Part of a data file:
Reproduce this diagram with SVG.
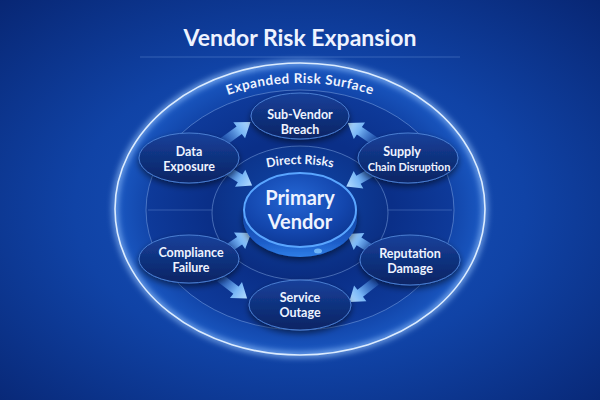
<svg xmlns="http://www.w3.org/2000/svg" xmlns:xlink="http://www.w3.org/1999/xlink" width="600" height="400" viewBox="0 0 600 400">
<defs>
  <radialGradient id="bg" cx="50%" cy="52%" r="75%">
    <stop offset="0" stop-color="#1a56c0"/>
    <stop offset="0.5" stop-color="#1043a6"/>
    <stop offset="1" stop-color="#072470"/>
  </radialGradient>
  <radialGradient id="outerFill" cx="50%" cy="50%" r="50%">
    <stop offset="0.72" stop-color="#0d3b9c"/>
    <stop offset="1" stop-color="#1a58c2"/>
  </radialGradient>
  <radialGradient id="midFill" cx="50%" cy="50%" r="50%">
    <stop offset="0.6" stop-color="#0a2f88"/>
    <stop offset="1" stop-color="#0e3a9a"/>
  </radialGradient>
  <radialGradient id="innerFill" cx="50%" cy="40%" r="60%">
    <stop offset="0" stop-color="#1048aa"/>
    <stop offset="1" stop-color="#0a2c80"/>
  </radialGradient>
  <linearGradient id="nodeFill" x1="0" y1="0" x2="0" y2="1">
    <stop offset="0" stop-color="#16409a"/>
    <stop offset="1" stop-color="#0a2464"/>
  </linearGradient>
  <radialGradient id="coreFace" cx="45%" cy="35%" r="65%">
    <stop offset="0" stop-color="#2466d4"/>
    <stop offset="0.7" stop-color="#1346ad"/>
    <stop offset="1" stop-color="#0d3896"/>
  </radialGradient>
  <linearGradient id="coreBase" x1="0" y1="0" x2="0" y2="1">
    <stop offset="0" stop-color="#0a2a7a"/>
    <stop offset="0.8" stop-color="#1c5cc8"/>
    <stop offset="1" stop-color="#2f7ee6"/>
  </linearGradient>
  <linearGradient id="arrGrad" x1="0" y1="0" x2="1" y2="0">
    <stop offset="0" stop-color="#3a78d4" stop-opacity="0.35"/>
    <stop offset="0.6" stop-color="#78b6f6"/>
    <stop offset="1" stop-color="#b4dcff"/>
  </linearGradient>
  <filter id="glow" x="-10%" y="-10%" width="120%" height="120%">
    <feGaussianBlur stdDeviation="3"/>
  </filter>
  <filter id="shadow" x="-20%" y="-20%" width="140%" height="150%">
    <feGaussianBlur in="SourceAlpha" stdDeviation="3"/>
    <feOffset dy="3"/>
    <feComponentTransfer><feFuncA type="linear" slope="0.5"/></feComponentTransfer>
    <feMerge><feMergeNode/><feMergeNode in="SourceGraphic"/></feMerge>
  </filter>
  <path id="arr" d="M0,-4.5 L20,-4.5 L20,-10 L34,0 L20,10 L20,4.5 L0,4.5 Z" fill="url(#arrGrad)"/>
  <path id="arcOuter" d="M130,210 A170,127 0 0 1 470,210"/>
  <path id="arcInner" d="M210,215 A90,51 0 0 1 390,215"/>
  <style>
    .lbl { font-family: Lato, "Open Sans", "Liberation Sans", sans-serif; font-weight: 700; fill: #eef3ff; text-anchor: middle; }
    .node { fill: url(#nodeFill); stroke: #4a7dd0; stroke-width: 1; }
    .ring { fill: none; stroke: #8fb4ee; stroke-opacity: 0.45; stroke-width: 1; }
  </style>
</defs>

<rect width="600" height="400" fill="url(#bg)"/>

<g id="title">
  <text x="300" y="46" class="lbl" font-size="23">Vendor Risk Expansion</text>
  <line x1="140" y1="57" x2="460" y2="57" stroke="#7fa8e8" stroke-opacity="0.35" stroke-width="1"/>
</g>

<g id="rings">
  <ellipse cx="300" cy="209" rx="185" ry="146" fill="url(#outerFill)"/>
  <ellipse cx="300" cy="209" rx="185" ry="146" fill="none" stroke="#9cc8ff" stroke-width="4" filter="url(#glow)"/>
  <ellipse cx="300" cy="209" rx="185" ry="146" fill="none" stroke="#dcecff" stroke-width="1.6"/>
  <ellipse cx="300" cy="210" rx="154" ry="120" class="ring" style="fill:url(#midFill)"/>
  <ellipse cx="300" cy="213" rx="88" ry="67" class="ring" style="fill:url(#innerFill)"/>
  <line x1="148" y1="210" x2="212" y2="210" stroke="#8fb4ee" stroke-opacity="0.3"/>
  <line x1="388" y1="210" x2="452" y2="210" stroke="#8fb4ee" stroke-opacity="0.3"/>
  <text class="lbl" font-size="13.5" letter-spacing="0.5"><textPath href="#arcOuter" startOffset="50%">Expanded Risk Surface</textPath></text>
  <text class="lbl" font-size="12.5"><textPath href="#arcInner" startOffset="50%">Direct Risks</textPath></text>
</g>

<g id="connectors">
  <use href="#arr" transform="translate(223,142) rotate(-36)"/>
  <use href="#arr" transform="translate(223,168) rotate(31)"/>
  <use href="#arr" transform="translate(376,142) rotate(-146)"/>
  <use href="#arr" transform="translate(376,170) rotate(151)"/>
  <use href="#arr" transform="translate(223,252) rotate(-34)"/>
  <use href="#arr" transform="translate(220,278) rotate(37)"/>
  <use href="#arr" transform="translate(376,252) rotate(-148)"/>
  <use href="#arr" transform="translate(376,281) rotate(142)"/>
</g>

<g id="primary-vendor">
  <ellipse cx="300" cy="218" rx="57" ry="39" fill="url(#coreBase)" filter="url(#shadow)"/>
  <ellipse cx="300" cy="210" rx="56" ry="37" fill="url(#coreFace)" stroke="#5aa6ff" stroke-width="2"/>
  <ellipse cx="318" cy="251" rx="4" ry="2.5" fill="#7fc4ff" opacity="0.8"/>
  <text x="300" y="205" class="lbl" font-size="20">Primary</text>
  <text x="300" y="229" class="lbl" font-size="20">Vendor</text>
</g>

<g id="sub-vendor-breach">
  <ellipse cx="300" cy="116" rx="49" ry="23" class="node" filter="url(#shadow)"/>
  <text x="300" y="119" class="lbl" font-size="12.5">Sub-Vendor</text>
  <text x="300" y="134" class="lbl" font-size="12.5">Breach</text>
</g>

<g id="data-exposure">
  <ellipse cx="189" cy="158" rx="50" ry="25" class="node" filter="url(#shadow)"/>
  <text x="189" y="156" class="lbl" font-size="12.5">Data</text>
  <text x="189" y="171" class="lbl" font-size="12.5">Exposure</text>
</g>

<g id="supply-chain-disruption">
  <ellipse cx="408" cy="158" rx="50" ry="25" class="node" filter="url(#shadow)"/>
  <text x="402" y="156" class="lbl" font-size="12.5">Supply</text>
  <text x="409" y="171" class="lbl" font-size="11">Chain Disruption</text>
</g>

<g id="compliance-failure">
  <ellipse cx="189" cy="259" rx="50" ry="24" class="node" filter="url(#shadow)"/>
  <text x="191" y="257" class="lbl" font-size="12.5">Compliance</text>
  <text x="191" y="272" class="lbl" font-size="12.5">Failure</text>
</g>

<g id="reputation-damage">
  <ellipse cx="410" cy="260" rx="50" ry="25" class="node" filter="url(#shadow)"/>
  <text x="410" y="258" class="lbl" font-size="12.5">Reputation</text>
  <text x="410" y="273" class="lbl" font-size="12.5">Damage</text>
</g>

<g id="service-outage">
  <ellipse cx="300" cy="305" rx="51" ry="25" class="node" filter="url(#shadow)"/>
  <text x="300" y="302" class="lbl" font-size="12.5">Service</text>
  <text x="300" y="317" class="lbl" font-size="12.5">Outage</text>
</g>
</svg>
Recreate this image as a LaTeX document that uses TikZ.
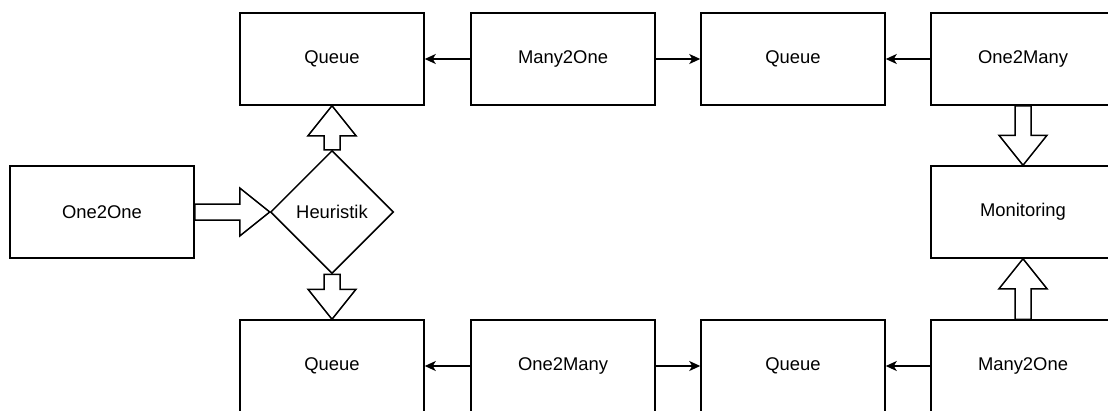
\documentclass[tikz,border=0pt]{standalone}
\usepackage{fontspec}
\setmainfont{Liberation Sans}
\usetikzlibrary{shapes.geometric,arrows.meta,calc}
\begin{document}
\begin{tikzpicture}[x=1pt,y=-1pt,
  box/.style={draw,line width=1.5pt,rectangle,minimum width=184pt,minimum height=92pt,inner sep=0pt,
    font=\fontsize{18.4}{22}\selectfont},
  decision/.style={draw,line width=1.5pt,diamond,aspect=1,minimum width=123pt,minimum height=123pt,inner sep=0pt,
    font=\fontsize{18.4}{22}\selectfont},
  flow/.style={line width=1.5pt,-{Stealth[length=11pt,width=10pt,inset=3pt]}},
  blk/.style={draw,line width=1.5pt,fill=white,line join=miter}]
\useasboundingbox (0,0) rectangle (1108,410);
\clip (0,0) rectangle (1108,410);

% upper chain
\node[box] (qa) at (332,59) {Queue};
\node[box] (mo1) at (563,59) {Many2One};
\node[box] (qb) at (793,59) {Queue};
\node[box] (om1) at (1023,59) {One2Many};

% middle row
\node[box] (oo) at (102,212) {One2One};
\node[decision] (heu) at (332,212) {Heuristik};
\node[box] (mon) at (1023,212) {Monitoring};

% lower chain
\node[box] (qc) at (332,366) {Queue};
\node[box] (om2) at (563,366) {One2Many};
\node[box] (qd) at (793,366) {Queue};
\node[box] (mo2) at (1023,366) {Many2One};

% thin connectors
\draw[flow] (mo1.west) -- (qa.east);
\draw[flow] (mo1.east) -- (qb.west);
\draw[flow] (om1.west) -- (qb.east);
\draw[flow] (om2.west) -- (qc.east);
\draw[flow] (om2.east) -- (qd.west);
\draw[flow] (mo2.west) -- (qd.east);

% block arrows
% One2One -> Heuristik
\draw[blk] ($(oo.east)+(0,-8)$) -- ($(heu.west)+(-30,-8)$) -- ($(heu.west)+(-30,-24)$)
  -- (heu.west) -- ($(heu.west)+(-30,24)$) -- ($(heu.west)+(-30,8)$) -- ($(oo.east)+(0,8)$) -- cycle;
% Heuristik -> upper Queue
\draw[blk] ($(heu.north)+(-8,0)$) -- ($(qa.south)+(-8,30)$) -- ($(qa.south)+(-24,30)$)
  -- (qa.south) -- ($(qa.south)+(24,30)$) -- ($(qa.south)+(8,30)$) -- ($(heu.north)+(8,0)$) -- cycle;
% Heuristik -> lower Queue
\draw[blk] ($(heu.south)+(-8,0)$) -- ($(qc.north)+(-8,-30)$) -- ($(qc.north)+(-24,-30)$)
  -- (qc.north) -- ($(qc.north)+(24,-30)$) -- ($(qc.north)+(8,-30)$) -- ($(heu.south)+(8,0)$) -- cycle;
% One2Many -> Monitoring
\draw[blk] ($(om1.south)+(-8,0)$) -- ($(mon.north)+(-8,-30)$) -- ($(mon.north)+(-24,-30)$)
  -- (mon.north) -- ($(mon.north)+(24,-30)$) -- ($(mon.north)+(8,-30)$) -- ($(om1.south)+(8,0)$) -- cycle;
% Many2One -> Monitoring
\draw[blk] ($(mo2.north)+(-8,0)$) -- ($(mon.south)+(-8,30)$) -- ($(mon.south)+(-24,30)$)
  -- (mon.south) -- ($(mon.south)+(24,30)$) -- ($(mon.south)+(8,30)$) -- ($(mo2.north)+(8,0)$) -- cycle;
\end{tikzpicture}
\end{document}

Aim:
Print exactly the lines from the line containing "Recreate this image" through the line containing "(mo2.west) -- (qd.east);", and omit any picture found among them.

Answer to the problem:
Recreate this image as a LaTeX document that uses TikZ.
\documentclass[tikz,border=0pt]{standalone}
\usepackage{fontspec}
\setmainfont{Liberation Sans}
\usetikzlibrary{shapes.geometric,arrows.meta,calc}
\begin{document}
\begin{tikzpicture}[x=1pt,y=-1pt,
  box/.style={draw,line width=1.5pt,rectangle,minimum width=184pt,minimum height=92pt,inner sep=0pt,
    font=\fontsize{18.4}{22}\selectfont},
  decision/.style={draw,line width=1.5pt,diamond,aspect=1,minimum width=123pt,minimum height=123pt,inner sep=0pt,
    font=\fontsize{18.4}{22}\selectfont},
  flow/.style={line width=1.5pt,-{Stealth[length=11pt,width=10pt,inset=3pt]}},
  blk/.style={draw,line width=1.5pt,fill=white,line join=miter}]
\useasboundingbox (0,0) rectangle (1108,410);
\clip (0,0) rectangle (1108,410);

% upper chain
\node[box] (qa) at (332,59) {Queue};
\node[box] (mo1) at (563,59) {Many2One};
\node[box] (qb) at (793,59) {Queue};
\node[box] (om1) at (1023,59) {One2Many};

% middle row
\node[box] (oo) at (102,212) {One2One};
\node[decision] (heu) at (332,212) {Heuristik};
\node[box] (mon) at (1023,212) {Monitoring};

% lower chain
\node[box] (qc) at (332,366) {Queue};
\node[box] (om2) at (563,366) {One2Many};
\node[box] (qd) at (793,366) {Queue};
\node[box] (mo2) at (1023,366) {Many2One};

% thin connectors
\draw[flow] (mo1.west) -- (qa.east);
\draw[flow] (mo1.east) -- (qb.west);
\draw[flow] (om1.west) -- (qb.east);
\draw[flow] (om2.west) -- (qc.east);
\draw[flow] (om2.east) -- (qd.west);
\draw[flow] (mo2.west) -- (qd.east);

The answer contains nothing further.